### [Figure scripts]

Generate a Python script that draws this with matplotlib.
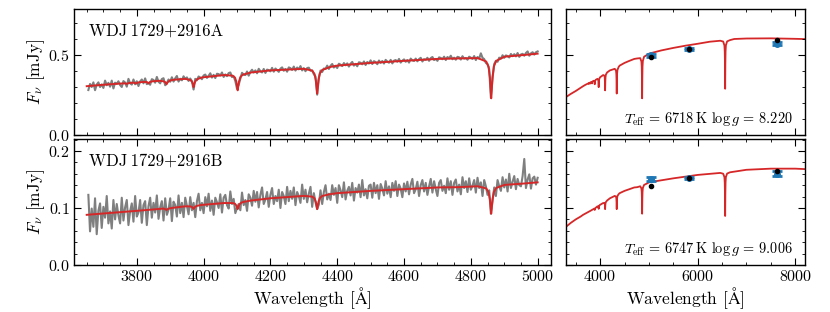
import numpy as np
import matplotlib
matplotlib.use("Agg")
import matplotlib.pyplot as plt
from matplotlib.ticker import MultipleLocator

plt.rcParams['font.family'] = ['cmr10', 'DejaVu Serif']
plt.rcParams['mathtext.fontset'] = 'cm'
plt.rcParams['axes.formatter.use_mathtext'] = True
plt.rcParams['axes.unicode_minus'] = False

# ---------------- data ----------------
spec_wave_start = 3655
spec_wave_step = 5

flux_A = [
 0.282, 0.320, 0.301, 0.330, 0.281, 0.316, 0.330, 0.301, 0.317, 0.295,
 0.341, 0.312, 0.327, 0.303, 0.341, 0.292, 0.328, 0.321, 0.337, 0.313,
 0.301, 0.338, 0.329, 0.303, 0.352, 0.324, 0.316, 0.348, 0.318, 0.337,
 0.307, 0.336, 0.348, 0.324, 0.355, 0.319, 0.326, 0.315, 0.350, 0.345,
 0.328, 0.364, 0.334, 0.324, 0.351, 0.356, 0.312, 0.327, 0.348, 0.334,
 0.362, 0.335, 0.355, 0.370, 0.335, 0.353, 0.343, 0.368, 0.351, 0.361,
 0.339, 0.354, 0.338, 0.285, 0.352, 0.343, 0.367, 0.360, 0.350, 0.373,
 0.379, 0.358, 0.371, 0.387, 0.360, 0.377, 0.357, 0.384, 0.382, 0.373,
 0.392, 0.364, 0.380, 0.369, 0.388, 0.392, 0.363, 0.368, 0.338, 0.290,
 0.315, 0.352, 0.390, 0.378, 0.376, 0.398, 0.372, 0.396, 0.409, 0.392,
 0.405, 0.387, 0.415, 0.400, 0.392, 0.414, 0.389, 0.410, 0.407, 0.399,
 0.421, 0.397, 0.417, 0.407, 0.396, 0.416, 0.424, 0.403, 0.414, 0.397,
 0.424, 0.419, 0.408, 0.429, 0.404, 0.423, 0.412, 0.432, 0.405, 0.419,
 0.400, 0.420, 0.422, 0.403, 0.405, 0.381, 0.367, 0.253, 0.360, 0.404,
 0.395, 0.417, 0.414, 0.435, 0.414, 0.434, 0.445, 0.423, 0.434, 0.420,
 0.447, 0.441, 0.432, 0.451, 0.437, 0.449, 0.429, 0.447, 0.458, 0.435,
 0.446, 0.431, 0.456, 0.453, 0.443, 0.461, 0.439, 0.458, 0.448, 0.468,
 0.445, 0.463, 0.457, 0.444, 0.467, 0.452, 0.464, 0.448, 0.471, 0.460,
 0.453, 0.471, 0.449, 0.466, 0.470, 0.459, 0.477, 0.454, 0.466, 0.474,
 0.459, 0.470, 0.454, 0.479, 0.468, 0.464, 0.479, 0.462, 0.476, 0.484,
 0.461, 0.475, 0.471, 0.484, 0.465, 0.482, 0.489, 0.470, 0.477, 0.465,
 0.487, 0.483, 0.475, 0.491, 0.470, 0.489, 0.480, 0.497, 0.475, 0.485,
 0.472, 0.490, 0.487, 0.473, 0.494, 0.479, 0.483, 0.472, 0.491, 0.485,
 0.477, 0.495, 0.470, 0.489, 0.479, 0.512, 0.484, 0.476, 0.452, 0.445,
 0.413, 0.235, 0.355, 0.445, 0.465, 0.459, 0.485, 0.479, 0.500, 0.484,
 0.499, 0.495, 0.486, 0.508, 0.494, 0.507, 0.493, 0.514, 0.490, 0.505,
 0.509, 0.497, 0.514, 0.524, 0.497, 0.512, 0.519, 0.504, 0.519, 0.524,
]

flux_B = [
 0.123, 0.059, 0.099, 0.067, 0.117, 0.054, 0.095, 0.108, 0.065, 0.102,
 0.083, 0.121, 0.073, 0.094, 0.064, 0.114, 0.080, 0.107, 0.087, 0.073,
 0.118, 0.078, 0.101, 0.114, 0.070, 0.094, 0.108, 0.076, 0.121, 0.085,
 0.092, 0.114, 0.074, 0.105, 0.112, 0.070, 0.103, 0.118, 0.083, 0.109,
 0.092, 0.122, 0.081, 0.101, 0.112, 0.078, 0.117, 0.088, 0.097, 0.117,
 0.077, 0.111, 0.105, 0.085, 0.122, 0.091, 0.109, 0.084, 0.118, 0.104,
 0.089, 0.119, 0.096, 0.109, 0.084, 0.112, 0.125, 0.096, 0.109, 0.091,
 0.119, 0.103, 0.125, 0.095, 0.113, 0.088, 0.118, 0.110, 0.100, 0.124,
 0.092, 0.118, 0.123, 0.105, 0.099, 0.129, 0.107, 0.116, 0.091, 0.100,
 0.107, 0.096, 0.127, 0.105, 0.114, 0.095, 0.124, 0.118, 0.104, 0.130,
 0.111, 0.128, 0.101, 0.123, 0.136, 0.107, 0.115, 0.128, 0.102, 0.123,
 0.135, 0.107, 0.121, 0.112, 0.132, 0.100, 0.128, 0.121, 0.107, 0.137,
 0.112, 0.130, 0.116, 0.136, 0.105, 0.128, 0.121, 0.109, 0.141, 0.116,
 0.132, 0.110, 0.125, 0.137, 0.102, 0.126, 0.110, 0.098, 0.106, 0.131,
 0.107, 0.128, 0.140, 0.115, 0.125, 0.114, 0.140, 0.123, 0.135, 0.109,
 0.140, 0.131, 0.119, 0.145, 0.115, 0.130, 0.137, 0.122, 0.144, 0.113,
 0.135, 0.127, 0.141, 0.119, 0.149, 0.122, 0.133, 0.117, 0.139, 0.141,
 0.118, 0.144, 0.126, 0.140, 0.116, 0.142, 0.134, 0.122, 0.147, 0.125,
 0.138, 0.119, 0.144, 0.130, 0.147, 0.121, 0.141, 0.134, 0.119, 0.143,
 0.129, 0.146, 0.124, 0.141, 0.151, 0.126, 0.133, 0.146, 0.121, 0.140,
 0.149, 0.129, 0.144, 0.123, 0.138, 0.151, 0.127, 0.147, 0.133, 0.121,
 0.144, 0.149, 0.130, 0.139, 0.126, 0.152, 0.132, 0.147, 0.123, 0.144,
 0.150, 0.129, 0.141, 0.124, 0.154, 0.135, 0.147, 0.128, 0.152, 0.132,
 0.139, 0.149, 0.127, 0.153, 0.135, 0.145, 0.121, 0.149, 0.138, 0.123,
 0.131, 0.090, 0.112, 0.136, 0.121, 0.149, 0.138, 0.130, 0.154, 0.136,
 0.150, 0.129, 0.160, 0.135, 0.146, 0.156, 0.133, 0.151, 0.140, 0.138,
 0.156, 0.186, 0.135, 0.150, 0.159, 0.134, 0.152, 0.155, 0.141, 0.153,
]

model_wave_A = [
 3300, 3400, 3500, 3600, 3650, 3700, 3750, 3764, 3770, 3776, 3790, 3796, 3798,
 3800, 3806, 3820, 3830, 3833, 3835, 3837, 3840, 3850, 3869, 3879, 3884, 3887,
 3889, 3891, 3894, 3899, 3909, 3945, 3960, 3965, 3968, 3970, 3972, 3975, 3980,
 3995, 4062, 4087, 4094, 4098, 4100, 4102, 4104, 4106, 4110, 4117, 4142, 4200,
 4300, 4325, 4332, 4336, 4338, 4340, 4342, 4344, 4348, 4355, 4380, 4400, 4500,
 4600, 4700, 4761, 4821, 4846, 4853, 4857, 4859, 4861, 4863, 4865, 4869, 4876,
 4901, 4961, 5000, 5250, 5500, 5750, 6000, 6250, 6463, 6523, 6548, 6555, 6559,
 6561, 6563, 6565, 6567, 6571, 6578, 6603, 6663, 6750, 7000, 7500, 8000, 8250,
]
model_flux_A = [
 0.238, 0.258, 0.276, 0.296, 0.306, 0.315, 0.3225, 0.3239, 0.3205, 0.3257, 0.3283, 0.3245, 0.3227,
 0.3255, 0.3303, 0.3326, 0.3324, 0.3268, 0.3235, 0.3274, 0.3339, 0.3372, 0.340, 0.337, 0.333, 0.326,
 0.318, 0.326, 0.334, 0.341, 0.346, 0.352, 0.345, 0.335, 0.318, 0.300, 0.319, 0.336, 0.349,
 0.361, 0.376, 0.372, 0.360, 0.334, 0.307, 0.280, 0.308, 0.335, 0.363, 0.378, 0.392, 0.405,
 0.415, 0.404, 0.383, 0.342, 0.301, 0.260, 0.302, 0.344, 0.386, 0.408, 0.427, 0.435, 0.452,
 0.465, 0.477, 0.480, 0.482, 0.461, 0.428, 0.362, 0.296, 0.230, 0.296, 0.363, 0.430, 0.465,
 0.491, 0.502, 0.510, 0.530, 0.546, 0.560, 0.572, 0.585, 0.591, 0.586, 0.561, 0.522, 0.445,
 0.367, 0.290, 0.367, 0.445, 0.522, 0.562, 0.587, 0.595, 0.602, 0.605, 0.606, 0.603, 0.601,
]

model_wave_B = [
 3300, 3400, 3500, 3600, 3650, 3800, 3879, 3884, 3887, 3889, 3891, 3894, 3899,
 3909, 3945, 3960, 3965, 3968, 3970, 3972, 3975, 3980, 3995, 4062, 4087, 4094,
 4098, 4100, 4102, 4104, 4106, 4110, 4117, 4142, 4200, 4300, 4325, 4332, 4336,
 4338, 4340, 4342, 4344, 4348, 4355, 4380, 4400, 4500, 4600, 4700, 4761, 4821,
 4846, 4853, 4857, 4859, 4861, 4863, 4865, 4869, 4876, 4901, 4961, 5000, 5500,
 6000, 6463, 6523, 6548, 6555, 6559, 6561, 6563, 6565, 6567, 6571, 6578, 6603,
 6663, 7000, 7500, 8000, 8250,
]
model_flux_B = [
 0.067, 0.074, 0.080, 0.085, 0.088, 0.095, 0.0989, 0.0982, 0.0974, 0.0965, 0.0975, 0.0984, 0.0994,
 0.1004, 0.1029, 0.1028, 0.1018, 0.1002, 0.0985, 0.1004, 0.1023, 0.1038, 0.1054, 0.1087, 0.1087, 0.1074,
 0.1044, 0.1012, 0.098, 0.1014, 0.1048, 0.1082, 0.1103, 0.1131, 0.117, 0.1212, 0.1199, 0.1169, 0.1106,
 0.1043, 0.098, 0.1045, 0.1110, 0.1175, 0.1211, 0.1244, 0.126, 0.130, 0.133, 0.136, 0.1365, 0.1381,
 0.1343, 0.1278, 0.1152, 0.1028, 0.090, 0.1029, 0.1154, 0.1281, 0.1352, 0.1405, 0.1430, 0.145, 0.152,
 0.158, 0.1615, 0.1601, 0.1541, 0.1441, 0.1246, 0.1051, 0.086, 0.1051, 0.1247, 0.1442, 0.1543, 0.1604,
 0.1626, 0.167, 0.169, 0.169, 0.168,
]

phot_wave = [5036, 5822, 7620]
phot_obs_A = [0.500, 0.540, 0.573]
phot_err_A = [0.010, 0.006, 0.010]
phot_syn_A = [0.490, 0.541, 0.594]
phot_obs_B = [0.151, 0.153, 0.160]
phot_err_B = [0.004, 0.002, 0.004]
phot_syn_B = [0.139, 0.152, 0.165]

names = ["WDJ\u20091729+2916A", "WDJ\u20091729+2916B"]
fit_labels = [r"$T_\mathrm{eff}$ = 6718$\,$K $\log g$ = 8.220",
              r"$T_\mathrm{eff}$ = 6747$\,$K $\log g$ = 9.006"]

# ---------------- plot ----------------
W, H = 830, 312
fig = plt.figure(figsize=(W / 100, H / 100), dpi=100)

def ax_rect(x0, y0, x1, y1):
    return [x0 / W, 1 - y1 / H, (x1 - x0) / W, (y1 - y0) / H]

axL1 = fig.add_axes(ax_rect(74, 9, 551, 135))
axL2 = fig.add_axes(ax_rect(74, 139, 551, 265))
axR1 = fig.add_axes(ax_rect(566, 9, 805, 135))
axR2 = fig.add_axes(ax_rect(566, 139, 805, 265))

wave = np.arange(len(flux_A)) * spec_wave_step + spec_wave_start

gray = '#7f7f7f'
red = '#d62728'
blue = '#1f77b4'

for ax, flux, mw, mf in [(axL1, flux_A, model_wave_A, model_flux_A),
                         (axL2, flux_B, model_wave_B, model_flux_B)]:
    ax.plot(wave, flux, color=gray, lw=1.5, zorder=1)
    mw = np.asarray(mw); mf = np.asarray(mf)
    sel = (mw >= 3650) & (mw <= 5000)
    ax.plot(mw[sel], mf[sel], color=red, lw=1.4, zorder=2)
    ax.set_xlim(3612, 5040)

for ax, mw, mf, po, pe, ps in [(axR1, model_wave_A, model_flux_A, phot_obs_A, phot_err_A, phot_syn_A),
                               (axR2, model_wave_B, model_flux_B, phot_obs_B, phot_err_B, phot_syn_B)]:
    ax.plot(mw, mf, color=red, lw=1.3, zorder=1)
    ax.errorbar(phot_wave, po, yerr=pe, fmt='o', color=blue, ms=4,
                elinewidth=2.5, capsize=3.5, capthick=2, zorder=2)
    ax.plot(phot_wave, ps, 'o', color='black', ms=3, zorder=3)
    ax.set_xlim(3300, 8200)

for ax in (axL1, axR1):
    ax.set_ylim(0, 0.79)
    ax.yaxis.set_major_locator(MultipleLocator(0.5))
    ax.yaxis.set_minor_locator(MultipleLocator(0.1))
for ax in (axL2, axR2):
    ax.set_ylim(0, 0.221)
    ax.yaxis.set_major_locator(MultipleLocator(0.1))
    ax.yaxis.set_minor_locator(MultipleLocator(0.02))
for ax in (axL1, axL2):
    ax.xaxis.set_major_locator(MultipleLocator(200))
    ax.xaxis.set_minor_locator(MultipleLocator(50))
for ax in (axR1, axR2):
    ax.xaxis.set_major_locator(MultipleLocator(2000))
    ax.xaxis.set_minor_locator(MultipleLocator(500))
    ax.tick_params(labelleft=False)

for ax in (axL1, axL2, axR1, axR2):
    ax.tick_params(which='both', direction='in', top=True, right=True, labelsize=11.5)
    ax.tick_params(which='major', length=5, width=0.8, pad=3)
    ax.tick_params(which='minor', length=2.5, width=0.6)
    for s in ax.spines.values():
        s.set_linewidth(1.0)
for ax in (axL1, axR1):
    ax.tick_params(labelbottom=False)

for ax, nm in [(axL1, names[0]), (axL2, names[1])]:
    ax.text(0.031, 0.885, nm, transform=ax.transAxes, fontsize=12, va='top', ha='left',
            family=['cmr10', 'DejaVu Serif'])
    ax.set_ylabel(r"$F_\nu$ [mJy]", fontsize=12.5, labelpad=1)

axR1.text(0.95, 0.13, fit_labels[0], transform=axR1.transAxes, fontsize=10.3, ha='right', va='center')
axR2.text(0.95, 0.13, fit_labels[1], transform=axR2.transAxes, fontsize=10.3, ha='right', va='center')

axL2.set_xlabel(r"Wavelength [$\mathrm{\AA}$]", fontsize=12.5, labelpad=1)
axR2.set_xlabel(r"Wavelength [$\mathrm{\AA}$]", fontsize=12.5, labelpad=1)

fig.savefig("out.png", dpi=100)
==
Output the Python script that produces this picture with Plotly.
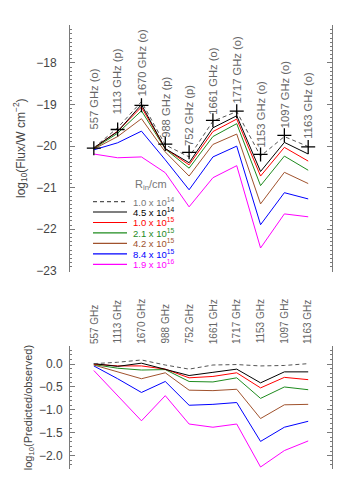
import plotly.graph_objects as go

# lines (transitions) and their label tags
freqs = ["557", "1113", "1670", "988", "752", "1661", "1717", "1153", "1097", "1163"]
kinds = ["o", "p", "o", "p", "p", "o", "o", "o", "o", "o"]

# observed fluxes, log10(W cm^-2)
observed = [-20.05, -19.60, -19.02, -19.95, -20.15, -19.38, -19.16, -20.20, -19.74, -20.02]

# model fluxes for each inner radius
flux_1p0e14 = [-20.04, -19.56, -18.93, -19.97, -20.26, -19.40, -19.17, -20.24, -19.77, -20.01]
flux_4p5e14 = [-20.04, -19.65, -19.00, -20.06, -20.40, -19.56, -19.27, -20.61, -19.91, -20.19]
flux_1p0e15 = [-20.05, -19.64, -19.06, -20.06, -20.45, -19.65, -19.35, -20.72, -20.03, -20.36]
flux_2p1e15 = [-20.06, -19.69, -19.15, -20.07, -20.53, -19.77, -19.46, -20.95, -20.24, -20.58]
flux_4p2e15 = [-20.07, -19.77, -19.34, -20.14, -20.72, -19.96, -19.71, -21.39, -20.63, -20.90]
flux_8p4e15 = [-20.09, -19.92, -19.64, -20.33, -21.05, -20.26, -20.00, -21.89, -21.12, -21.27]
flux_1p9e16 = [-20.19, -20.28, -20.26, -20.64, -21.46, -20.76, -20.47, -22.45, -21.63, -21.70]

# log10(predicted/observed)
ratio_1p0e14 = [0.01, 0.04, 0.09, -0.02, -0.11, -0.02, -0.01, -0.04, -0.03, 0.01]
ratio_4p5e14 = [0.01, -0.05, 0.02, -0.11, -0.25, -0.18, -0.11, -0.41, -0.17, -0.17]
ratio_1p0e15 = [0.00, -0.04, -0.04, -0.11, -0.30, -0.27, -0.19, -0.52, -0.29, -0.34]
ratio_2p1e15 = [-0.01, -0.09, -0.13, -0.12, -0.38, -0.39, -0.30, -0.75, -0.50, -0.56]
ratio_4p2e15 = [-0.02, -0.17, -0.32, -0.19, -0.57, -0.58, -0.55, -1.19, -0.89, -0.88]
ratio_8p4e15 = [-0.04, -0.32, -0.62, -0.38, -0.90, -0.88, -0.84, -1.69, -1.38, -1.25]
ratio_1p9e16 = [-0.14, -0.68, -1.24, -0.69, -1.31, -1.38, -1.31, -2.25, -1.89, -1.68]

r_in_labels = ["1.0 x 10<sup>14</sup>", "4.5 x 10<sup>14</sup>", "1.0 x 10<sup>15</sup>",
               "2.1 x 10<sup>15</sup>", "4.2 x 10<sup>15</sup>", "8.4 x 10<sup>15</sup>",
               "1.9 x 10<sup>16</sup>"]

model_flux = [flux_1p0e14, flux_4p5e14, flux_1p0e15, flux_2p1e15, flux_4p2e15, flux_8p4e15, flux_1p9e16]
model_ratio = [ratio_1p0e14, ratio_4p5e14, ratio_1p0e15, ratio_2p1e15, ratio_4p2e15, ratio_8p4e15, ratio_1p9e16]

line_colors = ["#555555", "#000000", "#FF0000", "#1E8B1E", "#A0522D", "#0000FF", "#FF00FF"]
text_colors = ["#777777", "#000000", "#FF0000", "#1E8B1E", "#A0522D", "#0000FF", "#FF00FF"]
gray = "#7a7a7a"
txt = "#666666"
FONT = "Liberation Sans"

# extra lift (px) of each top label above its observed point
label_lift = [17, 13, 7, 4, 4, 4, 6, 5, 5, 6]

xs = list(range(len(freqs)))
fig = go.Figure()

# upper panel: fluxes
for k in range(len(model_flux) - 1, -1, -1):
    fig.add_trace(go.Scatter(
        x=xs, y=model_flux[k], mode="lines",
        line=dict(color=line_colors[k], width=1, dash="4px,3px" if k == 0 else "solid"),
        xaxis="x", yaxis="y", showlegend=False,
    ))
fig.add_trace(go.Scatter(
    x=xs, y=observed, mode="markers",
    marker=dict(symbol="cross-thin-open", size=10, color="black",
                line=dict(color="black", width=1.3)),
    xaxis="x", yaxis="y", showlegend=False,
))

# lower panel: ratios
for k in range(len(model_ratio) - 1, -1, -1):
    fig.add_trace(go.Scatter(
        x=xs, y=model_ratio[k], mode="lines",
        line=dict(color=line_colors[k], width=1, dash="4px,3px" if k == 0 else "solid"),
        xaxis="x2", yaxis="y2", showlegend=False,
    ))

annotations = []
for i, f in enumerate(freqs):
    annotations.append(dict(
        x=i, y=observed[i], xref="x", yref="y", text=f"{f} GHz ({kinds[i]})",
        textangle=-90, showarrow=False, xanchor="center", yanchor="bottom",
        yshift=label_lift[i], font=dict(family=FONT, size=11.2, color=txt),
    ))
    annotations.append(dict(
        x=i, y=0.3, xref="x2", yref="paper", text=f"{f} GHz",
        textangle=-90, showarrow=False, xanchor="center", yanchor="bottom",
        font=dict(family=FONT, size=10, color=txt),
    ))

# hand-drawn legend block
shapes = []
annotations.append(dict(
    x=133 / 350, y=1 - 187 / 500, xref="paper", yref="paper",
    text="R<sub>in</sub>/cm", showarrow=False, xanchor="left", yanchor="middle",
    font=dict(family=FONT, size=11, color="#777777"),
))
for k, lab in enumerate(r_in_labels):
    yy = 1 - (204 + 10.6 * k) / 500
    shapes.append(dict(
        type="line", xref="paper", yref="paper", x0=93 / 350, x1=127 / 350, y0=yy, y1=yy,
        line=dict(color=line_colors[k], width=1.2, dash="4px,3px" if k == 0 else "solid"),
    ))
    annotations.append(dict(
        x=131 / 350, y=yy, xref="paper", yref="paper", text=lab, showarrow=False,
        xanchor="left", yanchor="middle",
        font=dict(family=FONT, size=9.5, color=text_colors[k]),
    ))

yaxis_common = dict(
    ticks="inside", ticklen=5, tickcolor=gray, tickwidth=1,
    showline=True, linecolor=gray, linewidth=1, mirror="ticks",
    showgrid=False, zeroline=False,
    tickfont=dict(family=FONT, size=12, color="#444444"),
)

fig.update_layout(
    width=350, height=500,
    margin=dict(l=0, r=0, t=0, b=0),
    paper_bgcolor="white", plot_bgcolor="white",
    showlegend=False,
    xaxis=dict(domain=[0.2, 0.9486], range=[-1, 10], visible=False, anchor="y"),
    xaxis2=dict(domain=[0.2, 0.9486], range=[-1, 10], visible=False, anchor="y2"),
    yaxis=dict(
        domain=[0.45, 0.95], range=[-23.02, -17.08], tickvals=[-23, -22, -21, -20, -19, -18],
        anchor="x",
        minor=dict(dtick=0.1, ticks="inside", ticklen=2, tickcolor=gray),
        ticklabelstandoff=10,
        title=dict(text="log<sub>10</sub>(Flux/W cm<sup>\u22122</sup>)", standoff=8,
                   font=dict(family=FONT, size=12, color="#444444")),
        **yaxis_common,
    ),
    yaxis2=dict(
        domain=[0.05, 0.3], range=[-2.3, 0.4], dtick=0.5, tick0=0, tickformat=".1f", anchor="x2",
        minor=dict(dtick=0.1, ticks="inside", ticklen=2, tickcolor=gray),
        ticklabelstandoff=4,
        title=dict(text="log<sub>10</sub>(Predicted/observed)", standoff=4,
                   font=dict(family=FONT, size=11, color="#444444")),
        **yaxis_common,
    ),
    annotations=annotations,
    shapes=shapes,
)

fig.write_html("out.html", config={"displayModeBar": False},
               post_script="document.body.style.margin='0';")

### [TASK PROMPT]
Only the lines between the line with "Output the Python" and the line with "-22.45, -21.63, -21.70]", inclusive, should be reproduced, exactly as written and without pictures.

### [SOLUTION FOR THIS PROBLEM]
Output the Python script that produces this picture with Plotly.
import plotly.graph_objects as go

# lines (transitions) and their label tags
freqs = ["557", "1113", "1670", "988", "752", "1661", "1717", "1153", "1097", "1163"]
kinds = ["o", "p", "o", "p", "p", "o", "o", "o", "o", "o"]

# observed fluxes, log10(W cm^-2)
observed = [-20.05, -19.60, -19.02, -19.95, -20.15, -19.38, -19.16, -20.20, -19.74, -20.02]

# model fluxes for each inner radius
flux_1p0e14 = [-20.04, -19.56, -18.93, -19.97, -20.26, -19.40, -19.17, -20.24, -19.77, -20.01]
flux_4p5e14 = [-20.04, -19.65, -19.00, -20.06, -20.40, -19.56, -19.27, -20.61, -19.91, -20.19]
flux_1p0e15 = [-20.05, -19.64, -19.06, -20.06, -20.45, -19.65, -19.35, -20.72, -20.03, -20.36]
flux_2p1e15 = [-20.06, -19.69, -19.15, -20.07, -20.53, -19.77, -19.46, -20.95, -20.24, -20.58]
flux_4p2e15 = [-20.07, -19.77, -19.34, -20.14, -20.72, -19.96, -19.71, -21.39, -20.63, -20.90]
flux_8p4e15 = [-20.09, -19.92, -19.64, -20.33, -21.05, -20.26, -20.00, -21.89, -21.12, -21.27]
flux_1p9e16 = [-20.19, -20.28, -20.26, -20.64, -21.46, -20.76, -20.47, -22.45, -21.63, -21.70]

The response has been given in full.